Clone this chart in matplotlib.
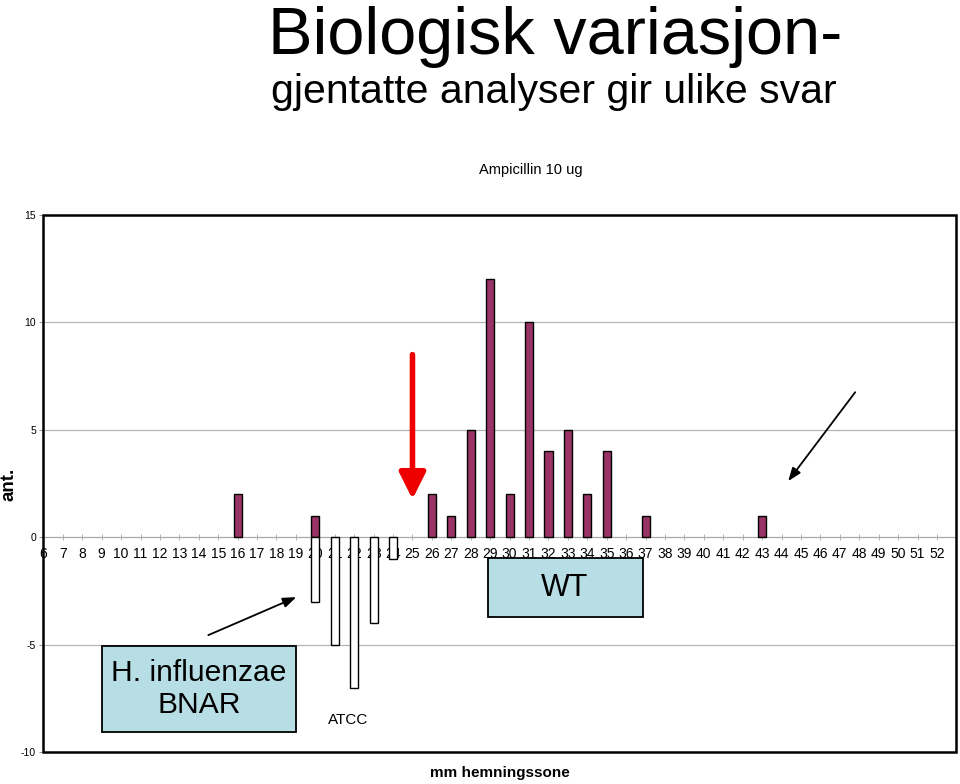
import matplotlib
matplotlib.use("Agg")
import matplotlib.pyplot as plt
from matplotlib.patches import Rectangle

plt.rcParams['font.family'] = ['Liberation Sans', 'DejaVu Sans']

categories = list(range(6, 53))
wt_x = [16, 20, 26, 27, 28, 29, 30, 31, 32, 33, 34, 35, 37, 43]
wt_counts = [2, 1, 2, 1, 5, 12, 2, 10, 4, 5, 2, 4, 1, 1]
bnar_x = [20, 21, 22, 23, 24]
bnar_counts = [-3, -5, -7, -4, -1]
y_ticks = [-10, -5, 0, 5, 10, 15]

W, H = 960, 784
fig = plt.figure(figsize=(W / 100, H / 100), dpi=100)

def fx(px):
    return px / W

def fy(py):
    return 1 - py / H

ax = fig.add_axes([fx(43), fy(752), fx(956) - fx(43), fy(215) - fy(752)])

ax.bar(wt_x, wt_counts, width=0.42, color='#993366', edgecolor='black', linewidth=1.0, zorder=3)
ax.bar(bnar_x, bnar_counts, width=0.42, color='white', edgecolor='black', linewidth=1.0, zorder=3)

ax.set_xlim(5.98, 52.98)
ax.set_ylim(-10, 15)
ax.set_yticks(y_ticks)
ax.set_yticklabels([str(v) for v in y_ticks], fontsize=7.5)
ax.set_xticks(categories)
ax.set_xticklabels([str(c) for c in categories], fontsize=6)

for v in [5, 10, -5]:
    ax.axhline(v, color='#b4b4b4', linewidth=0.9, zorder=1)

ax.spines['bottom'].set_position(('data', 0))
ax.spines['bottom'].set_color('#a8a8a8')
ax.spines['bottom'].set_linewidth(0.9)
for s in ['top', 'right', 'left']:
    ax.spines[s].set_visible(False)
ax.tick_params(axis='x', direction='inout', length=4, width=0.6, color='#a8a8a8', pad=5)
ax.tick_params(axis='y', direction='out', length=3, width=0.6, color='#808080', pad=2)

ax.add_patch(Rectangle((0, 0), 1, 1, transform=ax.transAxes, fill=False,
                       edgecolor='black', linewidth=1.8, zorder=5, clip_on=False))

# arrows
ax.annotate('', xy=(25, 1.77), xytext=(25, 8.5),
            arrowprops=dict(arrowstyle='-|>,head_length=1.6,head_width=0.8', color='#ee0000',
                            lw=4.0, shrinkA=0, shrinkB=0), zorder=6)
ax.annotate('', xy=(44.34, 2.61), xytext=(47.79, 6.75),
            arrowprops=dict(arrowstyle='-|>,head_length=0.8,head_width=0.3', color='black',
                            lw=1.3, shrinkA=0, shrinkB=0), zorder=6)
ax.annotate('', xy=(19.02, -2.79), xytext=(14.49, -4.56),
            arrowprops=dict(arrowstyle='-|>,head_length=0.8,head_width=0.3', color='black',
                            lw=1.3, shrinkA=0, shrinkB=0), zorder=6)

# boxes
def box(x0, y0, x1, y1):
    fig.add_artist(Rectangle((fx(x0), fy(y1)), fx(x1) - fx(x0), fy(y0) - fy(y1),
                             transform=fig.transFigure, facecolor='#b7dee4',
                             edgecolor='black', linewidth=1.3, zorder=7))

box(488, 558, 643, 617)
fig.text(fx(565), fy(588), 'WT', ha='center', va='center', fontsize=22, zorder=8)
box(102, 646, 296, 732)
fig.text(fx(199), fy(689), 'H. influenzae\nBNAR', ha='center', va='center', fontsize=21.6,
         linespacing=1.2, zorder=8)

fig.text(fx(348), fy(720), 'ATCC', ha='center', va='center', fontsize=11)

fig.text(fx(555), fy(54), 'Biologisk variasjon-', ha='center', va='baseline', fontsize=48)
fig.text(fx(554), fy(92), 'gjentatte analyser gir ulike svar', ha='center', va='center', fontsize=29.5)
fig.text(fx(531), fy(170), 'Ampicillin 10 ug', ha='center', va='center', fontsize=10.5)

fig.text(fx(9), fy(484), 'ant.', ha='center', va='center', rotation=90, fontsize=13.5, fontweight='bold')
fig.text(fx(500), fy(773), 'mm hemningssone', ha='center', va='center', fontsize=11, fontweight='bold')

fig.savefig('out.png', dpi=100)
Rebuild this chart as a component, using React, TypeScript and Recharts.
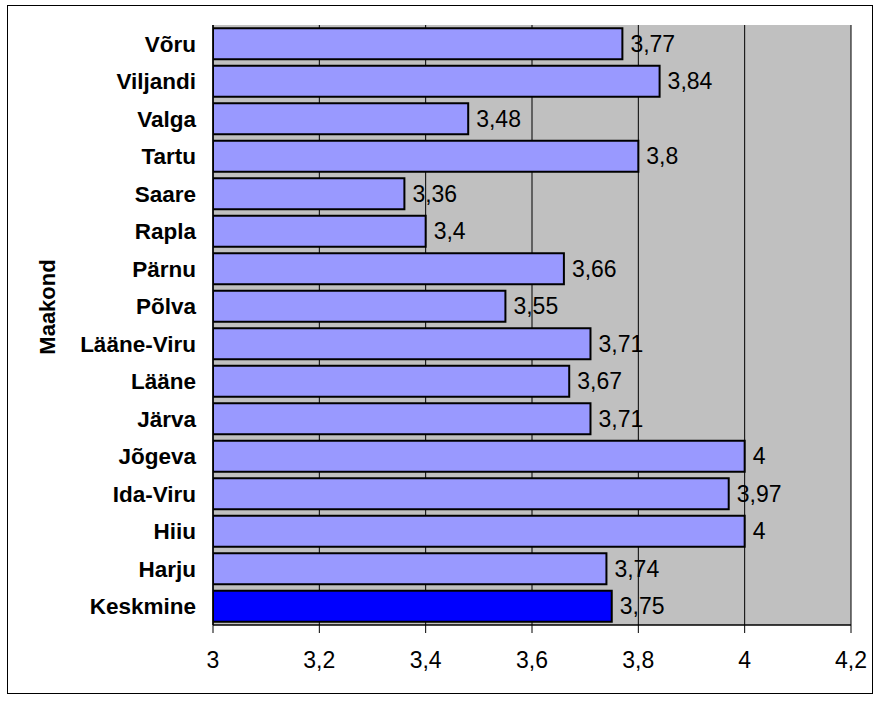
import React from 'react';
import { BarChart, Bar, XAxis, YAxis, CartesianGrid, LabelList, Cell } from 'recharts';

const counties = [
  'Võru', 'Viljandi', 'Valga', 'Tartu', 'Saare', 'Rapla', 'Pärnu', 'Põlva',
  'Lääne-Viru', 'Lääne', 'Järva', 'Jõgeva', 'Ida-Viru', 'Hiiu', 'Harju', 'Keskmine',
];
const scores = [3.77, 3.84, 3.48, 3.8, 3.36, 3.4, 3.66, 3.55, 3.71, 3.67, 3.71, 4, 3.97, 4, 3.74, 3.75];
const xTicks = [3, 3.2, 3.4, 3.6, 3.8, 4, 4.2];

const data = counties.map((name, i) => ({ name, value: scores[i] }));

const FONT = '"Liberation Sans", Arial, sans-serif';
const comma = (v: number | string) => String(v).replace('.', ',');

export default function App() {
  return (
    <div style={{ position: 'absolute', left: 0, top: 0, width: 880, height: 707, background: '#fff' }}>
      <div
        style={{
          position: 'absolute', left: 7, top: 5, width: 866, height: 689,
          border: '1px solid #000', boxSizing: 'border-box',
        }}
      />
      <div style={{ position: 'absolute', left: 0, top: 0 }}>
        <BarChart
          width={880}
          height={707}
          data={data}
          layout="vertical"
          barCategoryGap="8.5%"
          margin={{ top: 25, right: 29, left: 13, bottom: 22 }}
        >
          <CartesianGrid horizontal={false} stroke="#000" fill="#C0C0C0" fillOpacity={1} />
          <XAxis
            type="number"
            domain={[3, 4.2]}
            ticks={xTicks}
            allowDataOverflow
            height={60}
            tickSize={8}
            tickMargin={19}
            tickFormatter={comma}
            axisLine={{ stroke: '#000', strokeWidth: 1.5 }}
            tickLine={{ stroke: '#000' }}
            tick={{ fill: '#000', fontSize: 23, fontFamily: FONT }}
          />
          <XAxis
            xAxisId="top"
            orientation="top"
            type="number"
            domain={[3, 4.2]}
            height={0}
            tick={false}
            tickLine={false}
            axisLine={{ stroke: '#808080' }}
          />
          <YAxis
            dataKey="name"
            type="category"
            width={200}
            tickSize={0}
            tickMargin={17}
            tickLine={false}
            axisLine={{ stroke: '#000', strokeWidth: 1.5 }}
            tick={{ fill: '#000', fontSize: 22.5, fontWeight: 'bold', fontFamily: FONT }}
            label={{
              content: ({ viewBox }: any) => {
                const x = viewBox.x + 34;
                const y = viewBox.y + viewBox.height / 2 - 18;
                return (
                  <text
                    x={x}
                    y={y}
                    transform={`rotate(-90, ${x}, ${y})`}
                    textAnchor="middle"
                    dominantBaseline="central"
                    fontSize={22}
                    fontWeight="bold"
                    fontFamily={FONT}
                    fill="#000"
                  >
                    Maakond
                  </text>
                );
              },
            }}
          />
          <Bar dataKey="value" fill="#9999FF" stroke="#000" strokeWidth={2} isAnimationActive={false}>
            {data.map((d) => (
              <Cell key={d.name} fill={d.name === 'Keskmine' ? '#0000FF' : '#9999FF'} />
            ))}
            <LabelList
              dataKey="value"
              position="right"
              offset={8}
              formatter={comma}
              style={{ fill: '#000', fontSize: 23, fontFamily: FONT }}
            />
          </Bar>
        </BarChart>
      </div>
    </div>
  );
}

EXERCISE GOAL - Look through the listing above. Pick out each line with "matplotlib" and copy it.

ANSWER TO THE EXERCISE -
Clone this chart in matplotlib.
import matplotlib
matplotlib.use("Agg")
import matplotlib.pyplot as plt
from matplotlib.patches import Rectangle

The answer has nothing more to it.